Linux Losing Its Charm for Developers? Mac OS X and Windows Gain.
A recent article on Computerworld caught my attention. Linux lost out to Mac OS X as a development platform in a popularity survey. The survey, conducted by Evans Data Corp. reveals that Mac OS X is the primary development platform for 7.9% software developers against 5.6% who still prefer Linux. Windows is still the leader with 80% developers devoted to the platform.
The shift in preferences surprised me because Linux has long been the favorite among developers because of its true open-source nature and cost-effectiveness. The operating system is free and the supporting hardware doesn’t cost much unlike a Mac. For developers who want complete control over what they create as well as the medium on which they innovate, Linux is the ideal platform. Developers tweak each feature to have the interface just-so. That’s just not possible on Windows or Mac OS X.
Of course, not all software developers are looking for that depth of fine grained control. They want a streamlined interface to work on, that gets them what they want without a lot of work and allows them to get started without worrying about internal files. They don’t want to spend time fine tuning the supporting software. They just want a simple, intuitive, and user-friendly interface which is exactly what they get with Mac OS X.
Apart from varying developer preferences, there’s the fact that Mac OS X and Linux have a common antecedent – Unix. That means Linux developers don’t have a very hard time switching to Mac OS X. Add to that the increasing demand for Mac OS X and iOS developers and the allure of getting recognition via apps that catch eyeballs on Apple’s platforms, not to mention the revenue. Mac computers are probably the best in terms of design with minimal noise and a fairly intuitive interface.
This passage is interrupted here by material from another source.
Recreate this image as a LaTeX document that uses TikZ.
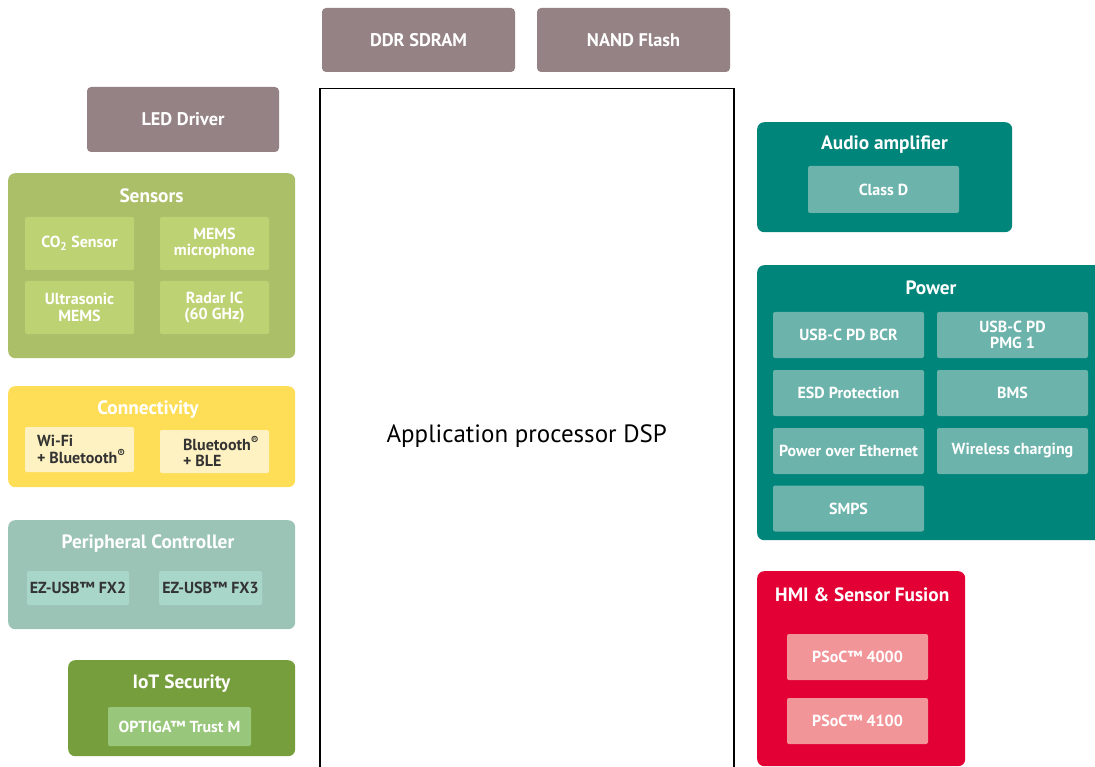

The simplicity and usability justifies the cost for many Mac OS X developers as it enhances their productivity.
Though there’s a shift in developer preferences, no developer can claim his/her choice of platform is perfect. Each platform has issues that pain developers and force them to spend time on workarounds and alternatives.
With the growth and increased adoption of cloud computing, the development platform will soon cease to be an important consideration. Cloud computing encourages platform independence and gradually all app development will move from native to web. Client machines can vary largely and development zones too will become more diverse with the focus moving to the end product rather than the development media. However, there’s still some time for that to happen.
For now, Linux is still the most popular deployment platform even if it has lost some points in the development arena. Linux’s popularity among its die-hard fans will never go down because its inherent open-source qualities make it the ideal platform for the hands-on kind of developer. Ultimately, the choice of development platform is really about individual preferences rather than the capabilities of the OS.